- Nkenda Location in Uganda Placement on map is approximate
- Coordinates: 00°15′00″N 30°06′00″E﻿ / ﻿0.25000°N 30.10000°E
- Country: Uganda
- Region: Western Uganda
- District: Kasese District
- Constituency: Busongora North

Government
- • MP: William Nzoghu
- Elevation: 4,862 ft (1,482 m)

= Nkenda =

Nkenda is a hill in Kasese District in the Western Region of Uganda. The name is also applied to the settlement at the bottom of that hill.

==Location==
Nkenda is located south of Bugoye and Mubuku, and approximately 13 km, by road, northeast of Kasese, the location of the district headquarters.
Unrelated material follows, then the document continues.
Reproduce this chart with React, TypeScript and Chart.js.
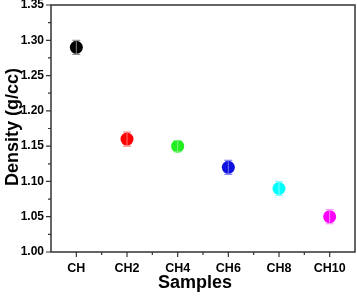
import React, { useEffect, useRef } from "react";
import { Chart, registerables } from "chart.js";

Chart.register(...registerables);

const categories = ["CH", "CH2", "CH4", "CH6", "CH8", "CH10"];
const densities = [1.29, 1.16, 1.15, 1.12, 1.09, 1.05];
const errors = [0.01, 0.01, 0.008, 0.01, 0.01, 0.01];
const pointColors = ["#000000", "#ff0000", "#22ee22", "#1010e0", "#00ffff", "#ff00ff"];
const errorColors = ["#808080", "#ff7070", "#80f080", "#7070f0", "#80ffff", "#ff80ff"];
const yTicks = [1.0, 1.05, 1.1, 1.15, 1.2, 1.25, 1.3, 1.35];

const AXIS_COLOR = "#333333";
const FONT = "'Liberation Sans', Arial, sans-serif";

const framePlugin = {
  id: "frame",
  afterDatasetsDraw(chart: any) {
    const { ctx, scales } = chart;
    const x = scales.x;
    const y = scales.y;
    ctx.save();
    densities.forEach((v, i) => {
      const px = x.getPixelForValue(i);
      const top = y.getPixelForValue(v + errors[i]);
      const bot = y.getPixelForValue(v - errors[i]);
      ctx.strokeStyle = errorColors[i];
      ctx.lineWidth = 1;
      ctx.beginPath();
      ctx.moveTo(px, top);
      ctx.lineTo(px, bot);
      ctx.moveTo(px - 4, top);
      ctx.lineTo(px + 4, top);
      ctx.moveTo(px - 4, bot);
      ctx.lineTo(px + 4, bot);
      ctx.stroke();
    });
    ctx.restore();
  },
  afterDraw(chart: any) {
    const { ctx, chartArea, scales } = chart;
    const x = scales.x;
    const y = scales.y;
    ctx.save();
    ctx.strokeStyle = AXIS_COLOR;
    ctx.lineWidth = 1.5;
    ctx.beginPath();
    ctx.rect(chartArea.left, chartArea.top, chartArea.right - chartArea.left, chartArea.bottom - chartArea.top);
    ctx.stroke();
    ctx.lineWidth = 1.2;
    ctx.beginPath();
    for (let i = 0; i < categories.length; i++) {
      const px = x.getPixelForValue(i);
      ctx.moveTo(px, chartArea.bottom);
      ctx.lineTo(px, chartArea.bottom + 5);
      if (i < categories.length - 1) {
        const mx = (px + x.getPixelForValue(i + 1)) / 2;
        ctx.moveTo(mx, chartArea.bottom);
        ctx.lineTo(mx, chartArea.bottom + 3);
      }
    }
    for (let i = 0; i < yTicks.length; i++) {
      const py = y.getPixelForValue(yTicks[i]);
      ctx.moveTo(chartArea.left, py);
      ctx.lineTo(chartArea.left - 5, py);
      if (i < yTicks.length - 1) {
        const my = (py + y.getPixelForValue(yTicks[i + 1])) / 2;
        ctx.moveTo(chartArea.left, my);
        ctx.lineTo(chartArea.left - 3, my);
      }
    }
    ctx.stroke();
    ctx.fillStyle = "#000";
    ctx.font = `bold 18px ${FONT}`;
    ctx.textAlign = "center";
    ctx.textBaseline = "middle";
    ctx.fillText("Samples", 195, 283);
    ctx.translate(13, 127);
    ctx.rotate(-Math.PI / 2);
    ctx.fillText("Density (g/cc)", 0, 0);
    ctx.restore();
  },
};

export default function App() {
  const ref = useRef<HTMLCanvasElement>(null);
  useEffect(() => {
    document.body.style.margin = "0";
    const chart = new Chart(ref.current!, {
      type: "line",
      data: {
        labels: categories,
        datasets: [
          {
            data: densities,
            showLine: false,
            pointRadius: 6.5,
            pointHoverRadius: 6.5,
            pointBackgroundColor: pointColors,
            pointBorderColor: pointColors,
            pointBorderWidth: 0,
          },
        ],
      },
      options: {
        animation: false,
        responsive: false,
        events: [],
        layout: { autoPadding: false, padding: { top: 5, right: 2, left: 0, bottom: 0 } },
        plugins: { legend: { display: false }, tooltip: { enabled: false } },
        scales: {
          x: {
            type: "category",
            offset: true,
            grid: { display: false, drawTicks: false },
            border: { display: false },
            ticks: {
              color: "#000",
              font: { family: FONT, size: 12.5, weight: "bold" },
              padding: 9,
              maxRotation: 0,
            },
            afterFit(s: any) {
              s.height = 44;
              s.paddingLeft = 0;
              s.paddingRight = 0;
            },
          },
          y: {
            type: "linear",
            min: 1.0,
            max: 1.35,
            grid: { display: false, drawTicks: false },
            border: { display: false },
            afterBuildTicks(s: any) {
              s.ticks = yTicks.map((v) => ({ value: v }));
            },
            ticks: {
              color: "#000",
              font: { family: FONT, size: 12, weight: "bold" },
              padding: 7,
              callback: (v: any) => Number(v).toFixed(2),
            },
            afterFit(s: any) {
              s.width = 51;
              s.paddingTop = 0;
              s.paddingBottom = 0;
            },
          },
        },
      },
      plugins: [framePlugin],
    });
    return () => chart.destroy();
  }, []);
  return (
    <div style={{ position: "absolute", left: 0, top: 0, width: 357, height: 296, background: "#fff" }}>
      <canvas ref={ref} width={357} height={296} />
    </div>
  );
}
The geographical coordinates of Nkenda are: 0°15'00.0"N, 30°06'00.0"E (Latitude:0.2500; Longitude:30.1000).

==Overview==
Nkenda is in the foothills of the Rwenzori Mountains, at an average elevation of 1482 m, above sea level. It lies along the Fort Portal-Kasese-Mpondwe Road.

==Points of interest==
Nkenda is a power hub in Western Uganda. The Uganda Electricity Transmission Company Limited (UETCL), maintains a high-voltage substation at this location. The 226 km 220kV Nkenda–Fort Portal–Hoima High Voltage Power Line originates here, and so does the proposed 153 km 220kV Nkenda–Mpondwe–Beni High Voltage Power Line. This location is also the terminus of the 160 km 132kV Mbarara–Nkenda High Voltage Power Line.